Since I was singing Elvis, and I was working for Butch, I had been gaining an education on Rock and Roll music.  Now I am not talking about the crap that came out after 1964, but the heart and the roots of Beale Street, New Orleans, Phildelphia, I mean good old rock and roll.  I was just learning names like Bo Diddley and Richard Penniman and Danny and the Juniors.  Butch was and still is a huge fan of Antoine aka Fats Domino.  Well to my good fortune in the summer of 1973, a movie hit the market called “Let the Good Times Roll.” 

 

If my memory serves me right Butch, Deb and I went to see this great documentary at the original Edwards Theater on Adams in Costa Mesa.  If it is the place, it has some cool cinema history.  James Edwards II retired to Newport Beach in the 60s after making a not so small fortune in the theater business in Los Angeles.  He started in the 30’s.  He put a lot on the line convincing film distributors that he could get Orange County on the map for first release films outside of LA.  His early big gamble was a personal guarantee to MGM for 75,000 dollars for the first run of “Dr.
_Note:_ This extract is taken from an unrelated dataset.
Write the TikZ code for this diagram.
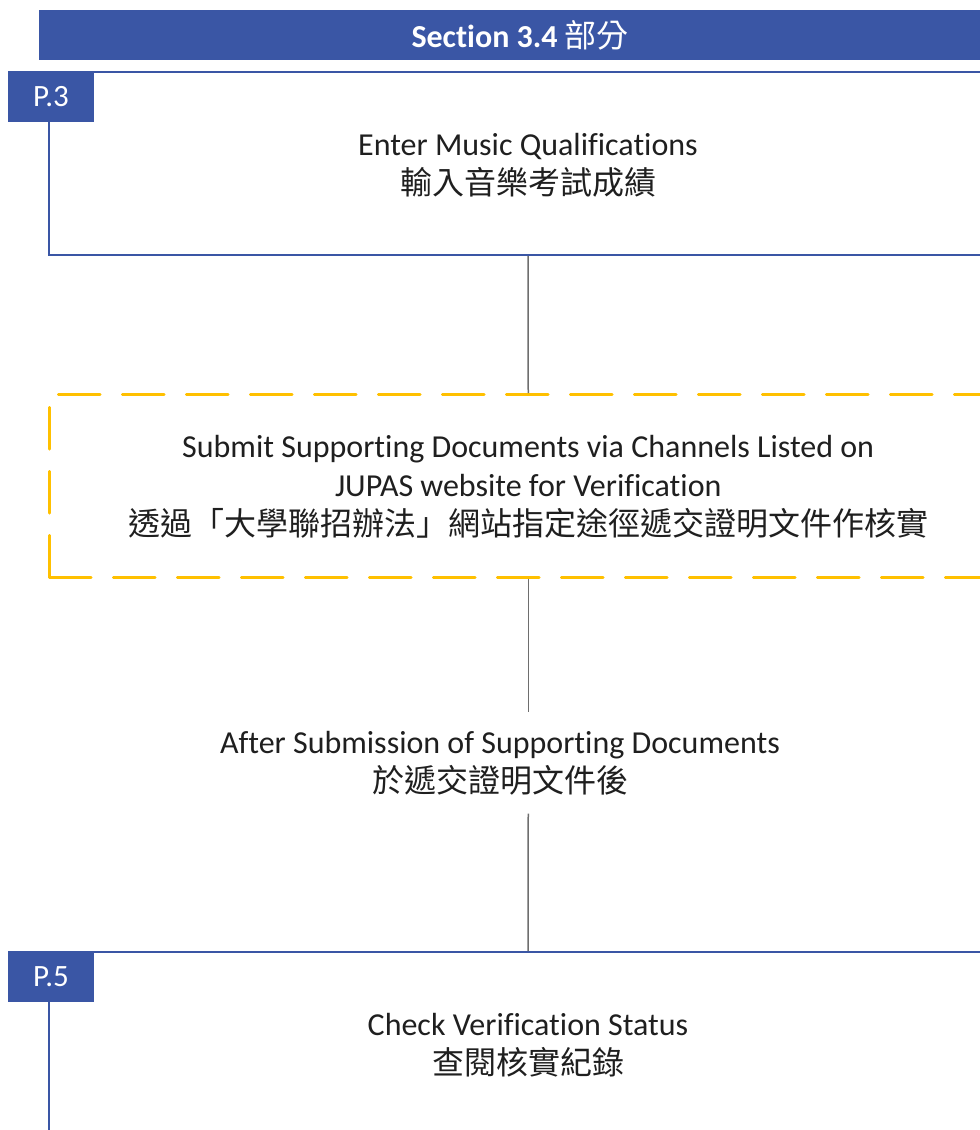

Zhivago” in 1965.  That success and other lead to the empire of Edwards Cinema that came to end in 2000 when it reached it peak of 850 screens in 90 cities.  Over expansion lead Edwards into bankruptcy.  Ironically enough, Jack Coffee, an acquaintance of mine was put in charge of Edwards post bankruptcy and was very involved in the sale of Edwards to the Regal Cinema group.

 

Well, in 1973, Edwards One as it was called was a classic old lady of the cinema, but it was an old lady.  We watched the movie and it was great.  I got to see live performance of many of the artist Butch had told me about and I had read about.  It was clear to see from some of the off stage clips that many of these people were simple and beat up from years on the road and all the trials and tribulations of being a rock and roller for twenty years.  Some of the high lights were watching Bo Didley stuffing his face with Fried Chicken and actually watching Chuck Berry do the “duck walk” for my first time observing.  Way Cool, and a life experience.

 

When the film was finished, everyone was making they’re way out the back of Edwards One like salmon spawning out into the back parking lot.  As one who even at the young age of 17, I tried to avoid crowds and lines and don’t like them to this day, I was anxiously looking forward to getting out of the theater.  It was a matinee and I know this as the door was allowing brilliant southern California sunshine into the musty old theater.  As we got closer and closer to the exit, I could see the bright sunlight, causing me and everyone to squint.  Once we hit the platform out side the back of the theater with dozens of movie goers all around, I remember the great part of the movie with Ray Charles and his unforgettable “What I’d Say”.  Well I grabbed Butch’s arm and began to swing my head back forth and yell at the top of my lungs, “Who’d a tought to take a bline man to da movies?  Tank you Mr. Stubinger Thank you and God Bless.  That’s right everybody dis man be takin a blin man to da movies and I can’t say enough thank you Lordy Lordy?”  The whole while Butch and Debbie were trying to escape from me but I was latched onto Butch’s arm.  There was no way he was going to abandon this sightless man’s side.  All through the parking lot on the way to car.  “Who da tough to take a bline man to da theater, thankya thankya.”